Advisor Group, a US-based wealth management company, has agreed to acquire Ladenburg Thalmann Financial Services for around $1.3bn.

As per the terms of the deal, the company will acquire Ladenburg for $3.50 per share in cash. The consideration includes assumption of Ladenburg’s outstanding debt.

Headquartered in Florida, Ladenburg provides diversified financial services through its subsidiaries, which includes Ladenburg Thalmann & Co., an investment bank.

Ladenburg’s other subsidiaries include certain independent advisory and brokerage (IAB) firms, a life insurance brokerage firm, and a full-service annuity processing and marketing company.

The Arizona-based Advisor Group is a network of independent financial advisors catering to more than 7,000 advisors and handling $271bn in client assets.

Advisor Group, Ladenburg merger to create a major wealth management firm

The company said that the merger with Ladenburg will create one of the top wealth management firms with close to 11,500 financial advisors and more than $450bn in client assets.

According to Advisor Group, the merger will bring together highly complementary capabilities and talent to deliver improvements in technology, practice management and service for advisors across both the firms.

Advisor Group president and CEO Jamie Price said: “This acquisition brings together the best of two industry leaders, to the benefit of the financial advisors we collectively serve.

“We believe that the investments necessary for competitively differentiated technology, practice management, products and service excellence require a greater level of scale than either of our companies can achieve on a stand-alone basis.”

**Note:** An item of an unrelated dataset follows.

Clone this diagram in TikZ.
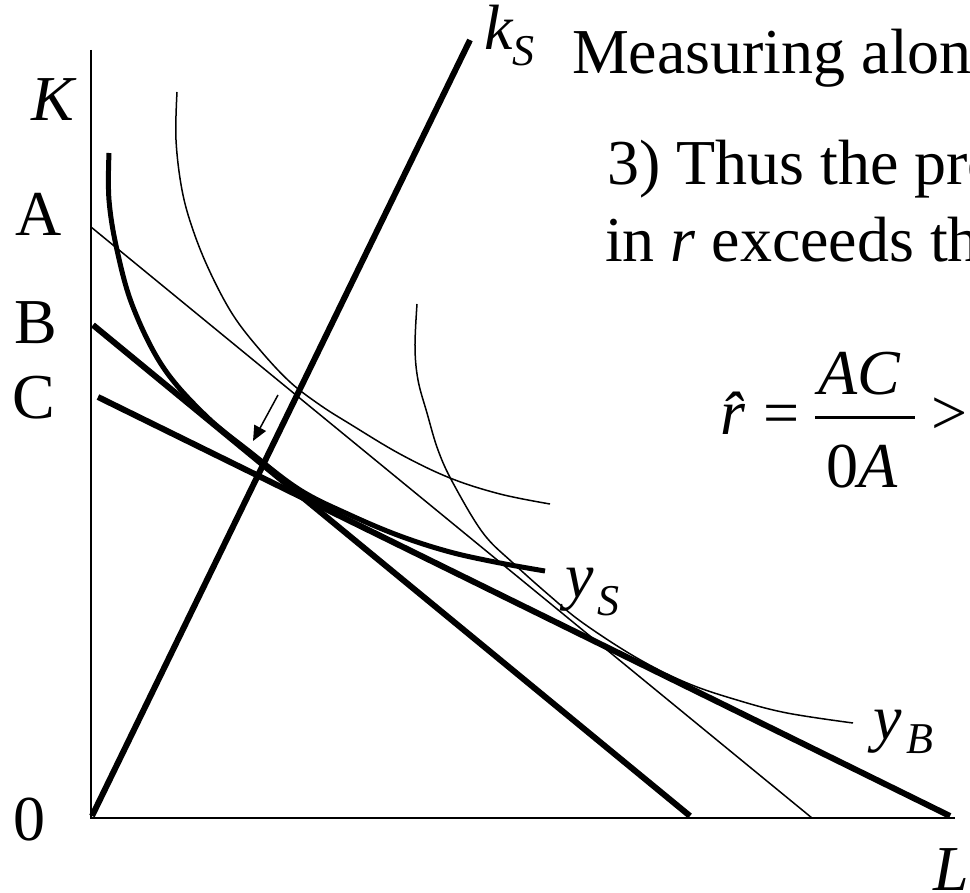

The company said that Ladenburg’s firms will not be merged with its firms, in order to maintain their shared commitment to multi-brand network model.

Ladenburg Thalmann chairman, president and CEO Richard Lampen said: “Advisor Group’s CEO, Jamie Price, and his management team offer a mature shared services model and a demonstrated ability to innovate and invest in ways that help advisors grow.

“We are confident this transaction will help our advisors accelerate the growth of their businesses, while enabling them to benefit from the highly personalized service experience they have always enjoyed, under a very similar multi-custodial, multi-clearing and multi-brand structure.”

The merger, which is subject to the approval of Ladenburg’s shareholders, regulatory clearances and approvals, and other customary closing conditions, is likely to be wrapped up in the first half of 2020.